__Written exercise__.
Exclude images, then output the remaining data verbatim.

○ ○ ○ ○

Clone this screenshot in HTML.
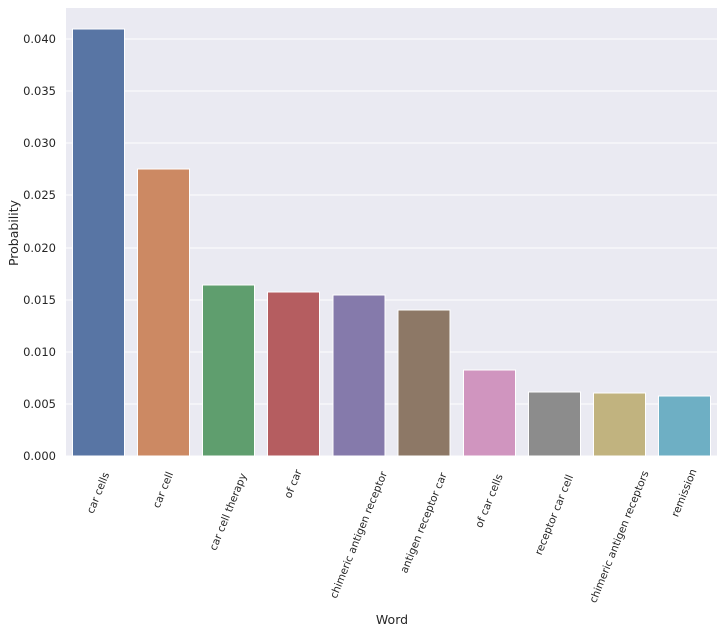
<!DOCTYPE html>
<html><head><style>body{margin:0;background:#fff}svg{display:block}text{font-family:"DejaVu Sans","Liberation Sans",sans-serif;fill:#262626}</style></head><body>
<svg width="725" height="634" xmlns="http://www.w3.org/2000/svg">
<rect x="66" y="8" width="651" height="448" fill="#eaeaf2"/>
<g stroke="#fff" stroke-width="1">
<line x1="66" x2="717" y1="456" y2="456"/><line x1="66" x2="717" y1="404" y2="404"/><line x1="66" x2="717" y1="352" y2="352"/><line x1="66" x2="717" y1="300" y2="300"/><line x1="66" x2="717" y1="248" y2="248"/><line x1="66" x2="717" y1="195" y2="195"/><line x1="66" x2="717" y1="143" y2="143"/><line x1="66" x2="717" y1="91" y2="91"/><line x1="66" x2="717" y1="39" y2="39"/>
</g>
<g font-size="11.5" text-anchor="end">
<text x="56" y="460">0.000</text><text x="56" y="408">0.005</text><text x="56" y="356">0.010</text><text x="56" y="304">0.015</text><text x="56" y="252">0.020</text><text x="56" y="199">0.025</text><text x="56" y="147">0.030</text><text x="56" y="95">0.035</text><text x="56" y="43">0.040</text>
</g>
<g stroke="#fff" stroke-width="1">
<rect x="72.5" y="29" width="52" height="427" fill="#5875a4"/>
<rect x="137.5" y="169" width="52" height="287" fill="#cc8963"/>
<rect x="202.5" y="285" width="52" height="171" fill="#5f9e6e"/>
<rect x="267.5" y="292" width="52" height="164" fill="#b55d60"/>
<rect x="333" y="295" width="52" height="161" fill="#857aab"/>
<rect x="398" y="310" width="52" height="146" fill="#8d7866"/>
<rect x="463.5" y="370" width="52" height="86" fill="#d095bf"/>
<rect x="528.5" y="392" width="52" height="64" fill="#8c8c8c"/>
<rect x="593.5" y="393" width="52" height="63" fill="#c1b37f"/>
<rect x="658.5" y="396" width="52" height="60" fill="#6eafc4"/>
</g>
<g font-size="10.5" text-anchor="middle" dominant-baseline="central">
<text transform="translate(98.5,493) rotate(-68)">car cells</text>
<text transform="translate(163.5,490) rotate(-68)">car cell</text>
<text transform="translate(228.5,512) rotate(-68)">car cell therapy</text>
<text transform="translate(293.5,484) rotate(-68)">of car</text>
<text transform="translate(359,535) rotate(-68)">chimeric antigen receptor</text>
<text transform="translate(424,523) rotate(-68)">antigen receptor car</text>
<text transform="translate(489.5,501) rotate(-68)">of car cells</text>
<text transform="translate(554.5,515) rotate(-68)">receptor car cell</text>
<text transform="translate(619.5,537) rotate(-68)">chimeric antigen receptors</text>
<text transform="translate(684.5,493) rotate(-68)">remission</text>
</g>
<text x="392" y="624" font-size="12.5" text-anchor="middle">Word</text>
<text transform="translate(18,233) rotate(-90)" font-size="12.5" text-anchor="middle">Probability</text>
</svg>
</body></html>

○ ○ ○ ○

__Solution to this problem__.
Clone this screenshot in HTML.
<!DOCTYPE html>
<html><head><style>body{margin:0;background:#fff}svg{display:block}text{font-family:"DejaVu Sans","Liberation Sans",sans-serif;fill:#262626}</style></head><body>
<svg width="725" height="634" xmlns="http://www.w3.org/2000/svg">
<rect x="66" y="8" width="651" height="448" fill="#eaeaf2"/>
<g stroke="#fff" stroke-width="1">
<line x1="66" x2="717" y1="456" y2="456"/><line x1="66" x2="717" y1="404" y2="404"/><line x1="66" x2="717" y1="352" y2="352"/><line x1="66" x2="717" y1="300" y2="300"/><line x1="66" x2="717" y1="248" y2="248"/><line x1="66" x2="717" y1="195" y2="195"/><line x1="66" x2="717" y1="143" y2="143"/><line x1="66" x2="717" y1="91" y2="91"/><line x1="66" x2="717" y1="39" y2="39"/>
</g>
<g font-size="11.5" text-anchor="end">
<text x="56" y="460">0.000</text><text x="56" y="408">0.005</text><text x="56" y="356">0.010</text><text x="56" y="304">0.015</text><text x="56" y="252">0.020</text><text x="56" y="199">0.025</text><text x="56" y="147">0.030</text><text x="56" y="95">0.035</text><text x="56" y="43">0.040</text>
</g>
<g stroke="#fff" stroke-width="1">
<rect x="72.5" y="29" width="52" height="427" fill="#5875a4"/>
<rect x="137.5" y="169" width="52" height="287" fill="#cc8963"/>
<rect x="202.5" y="285" width="52" height="171" fill="#5f9e6e"/>
<rect x="267.5" y="292" width="52" height="164" fill="#b55d60"/>
<rect x="333" y="295" width="52" height="161" fill="#857aab"/>
<rect x="398" y="310" width="52" height="146" fill="#8d7866"/>
<rect x="463.5" y="370" width="52" height="86" fill="#d095bf"/>
<rect x="528.5" y="392" width="52" height="64" fill="#8c8c8c"/>
<rect x="593.5" y="393" width="52" height="63" fill="#c1b37f"/>
<rect x="658.5" y="396" width="52" height="60" fill="#6eafc4"/>
</g>
<g font-size="10.5" text-anchor="middle" dominant-baseline="central">
<text transform="translate(98.5,493) rotate(-68)">car cells</text>
<text transform="translate(163.5,490) rotate(-68)">car cell</text>
<text transform="translate(228.5,512) rotate(-68)">car cell therapy</text>
<text transform="translate(293.5,484) rotate(-68)">of car</text>
<text transform="translate(359,535) rotate(-68)">chimeric antigen receptor</text>
<text transform="translate(424,523) rotate(-68)">antigen receptor car</text>
<text transform="translate(489.5,501) rotate(-68)">of car cells</text>
<text transform="translate(554.5,515) rotate(-68)">receptor car cell</text>
<text transform="translate(619.5,537) rotate(-68)">chimeric antigen receptors</text>
<text transform="translate(684.5,493) rotate(-68)">remission</text>
</g>
<text x="392" y="624" font-size="12.5" text-anchor="middle">Word</text>
<text transform="translate(18,233) rotate(-90)" font-size="12.5" text-anchor="middle">Probability</text>
</svg>
</body></html>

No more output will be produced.